Xi Jinping And Vladimir Putin Hold Key Meeting in Moscow

On March 20, 2023, Russian President Vladimir Putin and Chinese President Xi Jinping met in Moscow for an ostensive peacemaking initiative. The two leaders boasted about the intimate relationship between both countries on matters concerning economics and defense.

The meeting came a few days after the International Criminal Court’s decision to charge Russian President Vladimir Putin with war crimes in Ukraine and issued a warrant for his arrest. In visiting Moscow, Xi made his first public appearance since Russia launched its military incursion into Ukraine on March 24, 2022.

“In the last few years, China has made a colossal leap forward… In the whole world, this evokes interest, and unfortunately even envy,” Putin said to Xi on March 20.

“Under your leadership, Russia’s development has substantially improved,” Xi replied to Putin, who he also addressed as his “dear friend.”

As a way to market itself as a peacemaker during a time when the Russo-Ukrainian conflict rages on, China marketed Xi’s trip as a

“tour of friendship, cooperation, and peace.”

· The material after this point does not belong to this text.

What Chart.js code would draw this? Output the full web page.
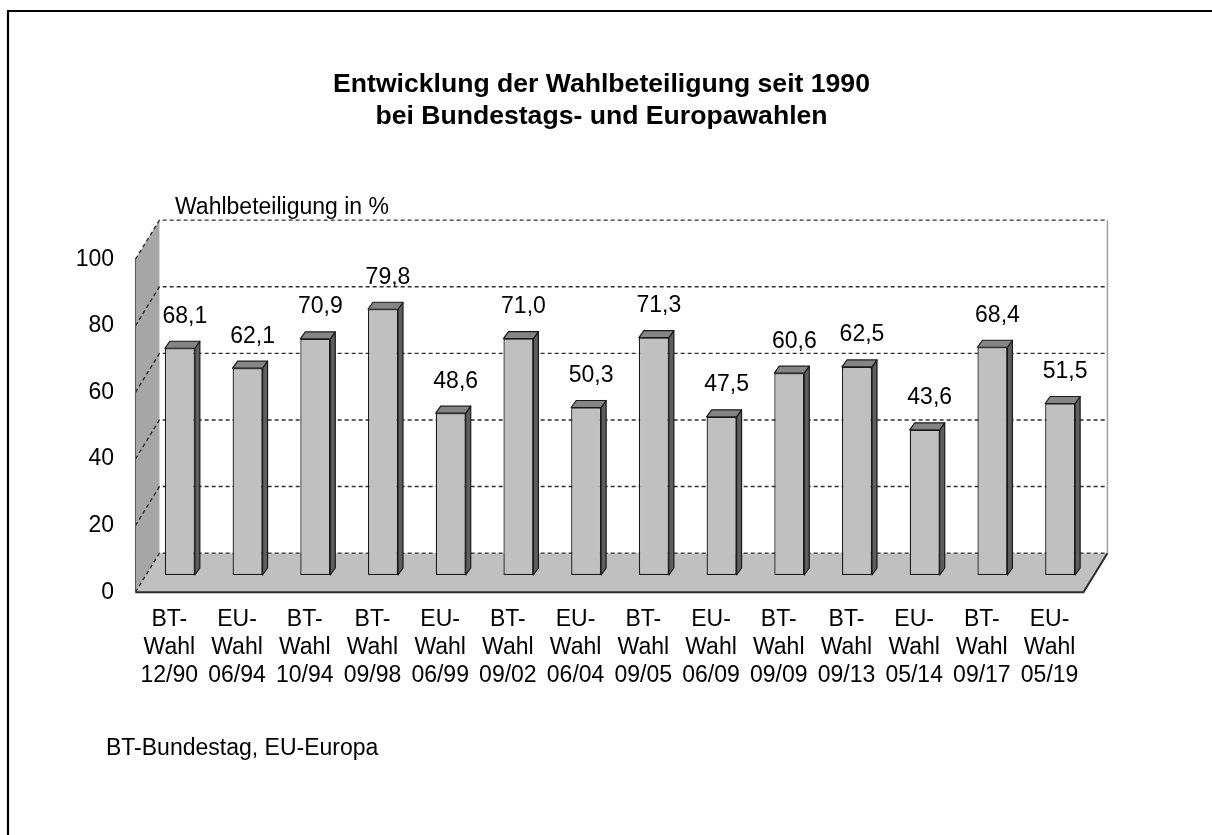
<!DOCTYPE html>
<html>
<head>
<meta charset="utf-8">
<title>Wahlbeteiligung</title>
<script src="https://cdn.jsdelivr.net/npm/chart.js@4.4.1/dist/chart.umd.min.js"></script>
<style>
    html, body { margin: 0; padding: 0; background: #fff; }
    canvas { display: block; }
</style>
</head>
<body>
<canvas id="chart" width="1212" height="835"></canvas>
<script>
    // data
    var electionTypes = ['BT', 'EU', 'BT', 'BT', 'EU', 'BT', 'EU', 'BT', 'EU', 'BT', 'BT', 'EU', 'BT', 'EU'];
    var electionDates = ['12/90', '06/94', '10/94', '09/98', '06/99', '09/02', '06/04',
        '09/05', '06/09', '09/09', '09/13', '05/14', '09/17', '05/19'];
    var turnout = [68.1, 62.1, 70.9, 79.8, 48.6, 71.0, 50.3, 71.3, 47.5, 60.6, 62.5, 43.6, 68.4, 51.5];
    var yTicks = [0, 20, 40, 60, 80, 100];

    var titleLines = ['Entwicklung der Wahlbeteiligung seit 1990', 'bei Bundestags- und Europawahlen'];
    var axisTitle = 'Wahlbeteiligung in %';
    var footnote = 'BT-Bundestag, EU-Europa';

    var FONT = "'Liberation Sans', Arial, sans-serif";

    // fake 3D: the bars stand in a plane part way into the floor
    var DEPTH_DX = 24, DEPTH_DY = -39, BAR_PLANE = 0.44;
    var BAR_DX = 5, BAR_DY = -7;

    function plane(x, y, t) {
        return [x + (t - BAR_PLANE) * DEPTH_DX, y + (t - BAR_PLANE) * DEPTH_DY];
    }

    function poly(ctx, pts) {
        ctx.beginPath();
        ctx.moveTo(pts[0][0], pts[0][1]);
        for (var i = 1; i < pts.length; i++) {
            ctx.lineTo(pts[i][0], pts[i][1]);
        }
        ctx.closePath();
    }

    var labels = electionTypes.map(function (t, i) {
        return [t + '-', 'Wahl', electionDates[i]];
    });

    var box3d = {
        id: 'box3d',
        beforeDatasetsDraw: function (ch) {
            var ctx = ch.ctx,
                a = ch.chartArea,
                ys = ch.scales.y,
                y0 = ys.getPixelForValue(0),
                y100 = ys.getPixelForValue(100),
                L = a.left,
                R = a.right;

            ctx.save();
            // left side wall
            poly(ctx, [plane(L, y0, 0), plane(L, y100, 0), plane(L, y100, 1), plane(L, y0, 1)]);
            ctx.fillStyle = '#a6a6a6';
            ctx.fill();

            // floor
            poly(ctx, [plane(L, y0, 0), plane(R, y0, 0), plane(R, y0, 1), plane(L, y0, 1)]);
            ctx.fillStyle = '#c0c0c0';
            ctx.fill();

            // back wall right edge
            var br0 = plane(R, y0, 1), br1 = plane(R, y100, 1);
            ctx.strokeStyle = '#a0a0a0';
            ctx.lineWidth = 1.5;
            ctx.beginPath();
            ctx.moveTo(br0[0], br0[1]);
            ctx.lineTo(br1[0], br1[1]);
            ctx.stroke();

            // dashed grid lines on side and back wall
            ctx.setLineDash([4, 3]);
            ctx.strokeStyle = '#2e2e2e';
            ctx.lineWidth = 1.4;
            yTicks.forEach(function (v) {
                var yv = ys.getPixelForValue(v),
                    p0 = plane(L, yv, 0), p1 = plane(L, yv, 1), p2 = plane(R, yv, 1);
                ctx.beginPath();
                ctx.moveTo(p0[0], p0[1]);
                ctx.lineTo(p1[0], p1[1]);
                ctx.lineTo(p2[0], p2[1]);
                ctx.stroke();
            });
            ctx.setLineDash([]);

            // wall front edge and floor front edge
            var f0 = plane(L, y0, 0), f1 = plane(L, y100, 0), f2 = plane(R, y0, 0);
            ctx.strokeStyle = '#555';
            ctx.lineWidth = 1;
            ctx.beginPath();
            ctx.moveTo(f0[0], f0[1]);
            ctx.lineTo(f1[0], f1[1]);
            ctx.stroke();

            ctx.strokeStyle = '#2a2a2a';
            ctx.lineWidth = 2;
            ctx.beginPath();
            ctx.moveTo(f0[0], f0[1]);
            ctx.lineTo(f2[0], f2[1]);
            ctx.lineTo(br0[0], br0[1]);
            ctx.stroke();
            ctx.restore();
        },
        afterDatasetsDraw: function (ch) {
            var ctx = ch.ctx,
                meta = ch.getDatasetMeta(0);

            ctx.save();
            ctx.strokeStyle = '#1a1a1a';
            ctx.lineWidth = 1.2;
            ctx.lineJoin = 'round';
            meta.data.forEach(function (bar, i) {
                var p = bar.getProps(['x', 'y', 'width', 'base'], true),
                    l = p.x - p.width / 2,
                    r = p.x + p.width / 2;

                // right side face
                poly(ctx, [[r, p.y], [r + BAR_DX, p.y + BAR_DY], [r + BAR_DX, p.base + BAR_DY], [r, p.base]]);
                ctx.fillStyle = '#5e5e5e';
                ctx.fill();
                ctx.stroke();

                // top face
                poly(ctx, [[l, p.y], [l + BAR_DX, p.y + BAR_DY], [r + BAR_DX, p.y + BAR_DY], [r, p.y]]);
                ctx.fillStyle = '#858585';
                ctx.fill();
                ctx.stroke();

                // value label
                ctx.fillStyle = '#000';
                ctx.font = '23px ' + FONT;
                ctx.textAlign = 'center';
                ctx.textBaseline = 'middle';
                ctx.fillText(turnout[i].toFixed(1).replace('.', ','), p.x + 5, p.y - 32);
            });
            ctx.restore();
        },
        afterDraw: function (ch) {
            var ctx = ch.ctx;

            ctx.save();
            ctx.fillStyle = '#000';
            ctx.textBaseline = 'middle';

            ctx.font = 'bold 26.6px ' + FONT;
            ctx.textAlign = 'center';
            titleLines.forEach(function (line, i) {
                ctx.fillText(line, 601.5, 85 + i * 31.5);
            });

            ctx.font = '23px ' + FONT;
            ctx.textAlign = 'left';
            ctx.fillText(axisTitle, 175, 208);
            ctx.fillText(footnote, 106, 749);

            // outer frame
            ctx.strokeStyle = '#000';
            ctx.lineWidth = 2.2;
            ctx.beginPath();
            ctx.moveTo(8, 840);
            ctx.lineTo(8, 11);
            ctx.lineTo(1215, 11);
            ctx.stroke();
            ctx.restore();
        }
    };

    new Chart(document.getElementById('chart'), {
        type: 'bar',
        data: {
            labels: labels,
            datasets: [{
                data: turnout,
                backgroundColor: '#c0c0c0',
                borderColor: '#1a1a1a',
                borderWidth: 1.3,
                borderSkipped: false,
                categoryPercentage: 1,
                barPercentage: 0.443
            }]
        },
        options: {
            responsive: false,
            animation: false,
            layout: {
                padding: {left: 46, right: 118, top: 242, bottom: 110}
            },
            plugins: {
                legend: {display: false},
                tooltip: {enabled: false},
                title: {display: false}
            },
            scales: {
                x: {
                    grid: {display: false, drawTicks: false},
                    border: {display: false},
                    ticks: {
                        color: '#000',
                        font: {family: FONT, size: 23, lineHeight: '28px'},
                        padding: 31,
                        maxRotation: 0,
                        autoSkip: false,
                        labelOffset: -BAR_PLANE * DEPTH_DX
                    },
                    afterFit: function (s) {
                        s.height = 150;
                    }
                },
                y: {
                    min: 0,
                    max: 100,
                    grid: {display: false, drawTicks: false},
                    border: {display: false},
                    ticks: {
                        stepSize: 20,
                        color: '#000',
                        font: {family: FONT, size: 23},
                        padding: 32,
                        labelOffset: -BAR_PLANE * DEPTH_DY
                    },
                    afterFit: function (s) {
                        s.width = 100;
                    }
                }
            }
        },
        plugins: [box3d]
    });
</script>
</body>
</html>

United States State Secretary of State Antony Blinken stated that Xi’s visit to Moscow demonstrated China’s intention to “diplomatically cover” Russia’s alleged atrocities in the Russo-Ukrainian war.

“That President Xi is traveling to Russia days after the International Criminal Court issued an arrest warrant for President Putin suggests that China feels no responsibility to hold the Kremlin accountable for the atrocities committed in Ukraine, and instead of even condemning them, it would rather provide diplomatic cover for Russia to continue to commit those very crimes,” declared Blinken.

Putin told Xi that he was “always open to the negotiation process” during the public portion of the March 20 meeting. Over the last month, the US and its Western satrapies have warned about China potentially supplying Russia with military aid such as ammunition and drones. Chinese authorities have categorically rejected these claims. 

One thing is clear from looking at Xi’s visit to Moscow: The China-Russia strategic partnership is here to stay. And it’s the product of the US’s universalist foreign policy that has pushed these countries together. 

Future historians will look at the US’s post-Cold War foreign policy with total befuddlement as the country pissed aways its unipolar status to cause international mayhem, which created the conditions for a Eurasian balancing coalition to check its interventionist excesses abroad. A geopolitical own goal of colossal proportions.